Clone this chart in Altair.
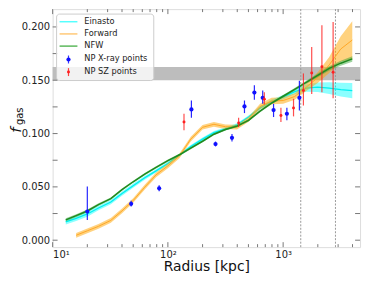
import altair as alt
import pandas as pd

# ---------------- data ----------------
radius = [13, 16, 20, 25, 32, 40, 50, 63, 79, 100, 126, 158, 200, 251, 316,
          398, 501, 631, 794, 1000, 1259, 1585, 1995, 2512, 3162, 3981]
einasto = [0.0172, 0.0204, 0.0246, 0.0302, 0.0358, 0.0437, 0.0511, 0.0585, 0.0650,
           0.0720, 0.0799, 0.0878, 0.0948, 0.1008, 0.1045, 0.1082, 0.1155, 0.1240,
           0.1301, 0.1342, 0.1394, 0.1426, 0.1435, 0.1426, 0.1412, 0.1403]
einasto_err = [0.0025, 0.0025, 0.0025, 0.0022, 0.002, 0.002, 0.002, 0.0018, 0.0016,
               0.0015, 0.0015, 0.0015, 0.0015, 0.0015, 0.0015, 0.0015, 0.0015, 0.0015,
               0.0018, 0.002, 0.0025, 0.0035, 0.0045, 0.0055, 0.0065, 0.0072]
nfw = [0.0190, 0.0230, 0.0274, 0.0334, 0.0390, 0.0474, 0.0548, 0.0619, 0.0683,
       0.0746, 0.0801, 0.0863, 0.0928, 0.0994, 0.1038, 0.1070, 0.1124, 0.1211,
       0.1285, 0.1350, 0.1414, 0.1480, 0.1546, 0.1611, 0.1660, 0.1700]
nfw_err = [0.0015, 0.0014, 0.0013, 0.0012, 0.0011, 0.001, 0.001, 0.001, 0.001,
           0.001, 0.001, 0.001, 0.001, 0.001, 0.001, 0.001, 0.001, 0.001,
           0.001, 0.0011, 0.0013, 0.0015, 0.0018, 0.002, 0.0023, 0.0026]
forward_r = [16, 20, 25, 32, 40, 50, 63, 79, 100, 126, 158, 200, 251, 316,
             398, 501, 631, 794, 1000, 1259, 1585, 1995, 2512, 3162, 3981]
forward = [0.0046, 0.0088, 0.0130, 0.0186, 0.0275, 0.0372, 0.0497, 0.0613, 0.0697,
           0.0790, 0.0948, 0.1059, 0.1087, 0.1064, 0.1060, 0.1133, 0.1254, 0.1305,
           0.1310, 0.1347, 0.1435, 0.1524, 0.1644, 0.1793, 0.1877]
forward_err = [0.0022, 0.0022, 0.0022, 0.0022, 0.0022, 0.0022, 0.0022, 0.0022, 0.0022,
               0.0022, 0.0022, 0.0022, 0.0022, 0.0022, 0.0022, 0.0022, 0.0025, 0.003,
               0.003, 0.003, 0.0035, 0.005, 0.0075, 0.012, 0.0177]

xray_r = [20, 48, 84, 160, 259, 360, 462, 563, 665, 826, 1078, 1384]
xray_f = [0.0269, 0.0341, 0.0486, 0.1226, 0.0901, 0.0960, 0.1254, 0.1384, 0.1335, 0.1220, 0.1186, 0.1335]
xray_lo = [0.0189, 0.0315, 0.0460, 0.1149, 0.0880, 0.0925, 0.1192, 0.1316, 0.1279, 0.1155, 0.1124, 0.1217]
xray_hi = [0.0504, 0.0370, 0.0515, 0.1310, 0.0925, 0.0995, 0.1310, 0.1452, 0.1403, 0.1279, 0.1242, 0.1496]

sz_r = [138, 411, 687, 957, 1231, 1500, 1770, 2170, 2715]
sz_f = [0.1108, 0.1100, 0.1322, 0.1170, 0.1240, 0.1403, 0.1567, 0.1626, 0.1576]
sz_lo = [0.1031, 0.1062, 0.1273, 0.1108, 0.1161, 0.1263, 0.1372, 0.1387, 0.1331]
sz_hi = [0.1186, 0.1149, 0.1387, 0.1242, 0.1326, 0.1564, 0.1812, 0.2016, 0.2047]

band_lo = [0.150]
band_hi = [0.1625]
vlines_r = [1422, 2845]

y_major = [0.0, 0.025, 0.05, 0.075, 0.1, 0.125, 0.15, 0.175, 0.2]
x_major = [10, 100, 1000]
x_minor = [20, 30, 40, 50, 60, 70, 80, 90, 200, 300, 400, 500, 600, 700, 800, 900,
           2000, 3000, 4000]

legend_labels = ["Einasto", "Forward", "NFW", "NP X-ray points", "NP SZ points"]

# ---------------- chart ----------------
W, H = 310, 240
FONT = "DejaVu Sans"
xs = alt.Scale(type="log", domain=[10, 4650], nice=False)
ys = alt.Scale(domain=[-0.0065, 0.2167], nice=False, zero=False)

def curve_df(r, f, e):
    return pd.DataFrame({"r": r, "f": f,
                         "lo": [a - b for a, b in zip(f, e)],
                         "hi": [a + b for a, b in zip(f, e)]})

ein_df = curve_df(radius, einasto, einasto_err)
nfw_df = curve_df(radius, nfw, nfw_err)
fwd_df = curve_df(forward_r, forward, forward_err)
xray_df = pd.DataFrame({"r": xray_r, "f": xray_f, "lo": xray_lo, "hi": xray_hi})
sz_df = pd.DataFrame({"r": sz_r, "f": sz_f, "lo": sz_lo, "hi": sz_hi})

xaxis = alt.Axis(values=x_major, ticks=False, tickSize=0, domain=False, grid=False,
                 labelExpr="datum.value == 10 ? '10¹' : datum.value == 100 ? '10²' : '10³'",
                 labelFontSize=10, labelPadding=2, labelFont=FONT, labelColor="#222",
                 title="Radius [kpc]", titleFontSize=14, titleFont=FONT,
                 titleFontWeight="normal", titleColor="#111", titlePadding=1)
yaxis = alt.Axis(values=y_major, format=".3f", ticks=False, tickSize=0, domain=False,
                 grid=False, labelFontSize=10, labelPadding=3, labelFont=FONT,
                 labelColor="#222", title=None)

gray = alt.Chart(pd.DataFrame({"lo": band_lo, "hi": band_hi})).mark_rect(
    color="#bdbdbd").encode(
    x=alt.value(0), x2=alt.value(W),
    y=alt.Y("lo:Q", scale=ys, axis=yaxis), y2="hi:Q")

base_x = alt.X("r:Q", scale=xs, axis=xaxis)

vl = alt.Chart(pd.DataFrame({"r": vlines_r})).mark_rule(
    color="#999", strokeDash=[2, 1.5], strokeWidth=1).encode(x=alt.X("r:Q", scale=xs))

def model(df, line_col, band_col, band_op, lw):
    band = alt.Chart(df).mark_area(color=band_col, opacity=band_op).encode(
        x=alt.X("r:Q", scale=xs), y=alt.Y("lo:Q", scale=ys), y2="hi:Q")
    line = alt.Chart(df).mark_line(color=line_col, strokeWidth=lw).encode(
        x=alt.X("r:Q", scale=xs), y=alt.Y("f:Q", scale=ys))
    return band + line

ein = model(ein_df, "#00f0f0", "#00ffff", 0.45, 1.3)
fwd = model(fwd_df, "#ffa726", "#ffa500", 0.5, 1.0)
nfwc = model(nfw_df, "#1f8a1f", "#2ca02c", 0.45, 1.5)

def points(df, col, size, op):
    eb = alt.Chart(df).mark_rule(stroke=col, strokeWidth=1.2, strokeOpacity=op).encode(
        x=alt.X("r:Q", scale=xs), y=alt.Y("lo:Q", scale=ys), y2="hi:Q")
    pt = alt.Chart(df).mark_circle(color=col, size=size, opacity=1).encode(
        x=alt.X("r:Q", scale=xs), y=alt.Y("f:Q", scale=ys))
    return eb + pt

xr = points(xray_df, "#1010ff", 18, 0.9)
szp = points(sz_df, "#ff2020", 9, 0.8)

# inward ticks on all four sides
TC = "#777"
ymaj = pd.DataFrame({"v": y_major})
xmaj = pd.DataFrame({"v": x_major})
xmin_ = pd.DataFrame({"v": x_minor})
ticks = (
    alt.Chart(ymaj).mark_rule(color=TC).encode(y=alt.Y("v:Q", scale=ys), x=alt.value(0), x2=alt.value(5))
    + alt.Chart(ymaj).mark_rule(color=TC).encode(y=alt.Y("v:Q", scale=ys), x=alt.value(W - 5), x2=alt.value(W))
    + alt.Chart(xmaj).mark_rule(color=TC).encode(x=alt.X("v:Q", scale=xs), y=alt.value(H), y2=alt.value(H - 5))
    + alt.Chart(xmaj).mark_rule(color=TC).encode(x=alt.X("v:Q", scale=xs), y=alt.value(0), y2=alt.value(5))
    + alt.Chart(xmin_).mark_rule(color=TC).encode(x=alt.X("v:Q", scale=xs), y=alt.value(H), y2=alt.value(H - 3))
    + alt.Chart(xmin_).mark_rule(color=TC).encode(x=alt.X("v:Q", scale=xs), y=alt.value(0), y2=alt.value(3))
)

# legend (drawn manually)
one = pd.DataFrame({"a": [0]})
leg_box = alt.Chart(one).mark_rect(fill="white", fillOpacity=0.8, stroke="#cccccc",
                                   strokeWidth=1, cornerRadius=3).encode(
    x=alt.value(4), x2=alt.value(102), y=alt.value(5), y2=alt.value(72))
rows_y = [12.7, 25.0, 37.3, 50.8, 63.5]
line_cols = ["#55ffff", "#ffc978", "#5cb85c"]
leg = leg_box
for i in range(3):
    leg = leg + alt.Chart(one).mark_rule(color=line_cols[i], strokeWidth=1.5).encode(
        x=alt.value(7), x2=alt.value(25), y=alt.value(rows_y[i]))
for i, col, sz in [(3, "#1010ff", 18), (4, "#ff2020", 9)]:
    leg = leg + alt.Chart(one).mark_rule(stroke=col, strokeWidth=1.2, strokeOpacity=0.85).encode(
        x=alt.value(16), y=alt.value(rows_y[i] - 4), y2=alt.value(rows_y[i] + 4))
    leg = leg + alt.Chart(one).mark_circle(color=col, size=sz, opacity=1).encode(
        x=alt.value(16), y=alt.value(rows_y[i]))
for i, lab in enumerate(legend_labels):
    leg = leg + alt.Chart(one).mark_text(align="left", baseline="middle", font=FONT,
                                         fontSize=8.3, color="#222").encode(
        x=alt.value(32), y=alt.value(rows_y[i]), text=alt.value(lab))

# y title: italic f with subscript "gas"
ytitle = (
    alt.Chart(one).mark_text(angle=270, font=FONT, fontSize=15, fontStyle="italic",
                             color="#111", align="center", baseline="middle").encode(
        x=alt.value(-37), y=alt.value(122), text=alt.value("f"))
    + alt.Chart(one).mark_text(angle=270, font=FONT, fontSize=10, color="#111",
                               align="center", baseline="middle").encode(
        x=alt.value(-33), y=alt.value(108), text=alt.value("gas"))
)

xanchor = alt.Chart(pd.DataFrame({"r": vlines_r})).mark_point(opacity=0).encode(x=base_x)

chart = alt.layer(
    gray, xanchor, vl, ein, fwd, nfwc, xr, szp, ticks, leg, ytitle
).properties(
    width=W, height=H,
    autosize=alt.AutoSizeParams(type="none"),
    padding={"left": 45, "top": 0, "right": 6, "bottom": 30},
).configure_view(stroke="#777", strokeWidth=1).configure(background="white")

chart.save("out.html", embed_options={"renderer": "svg", "actions": False})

------

▶ _What to do_
Please reproduce the listing exactly from its opening line through the line that contains "import pandas as pd", both included, with all pictures omitted.

▶ _The result_
Clone this chart in Altair.
import altair as alt
import pandas as pd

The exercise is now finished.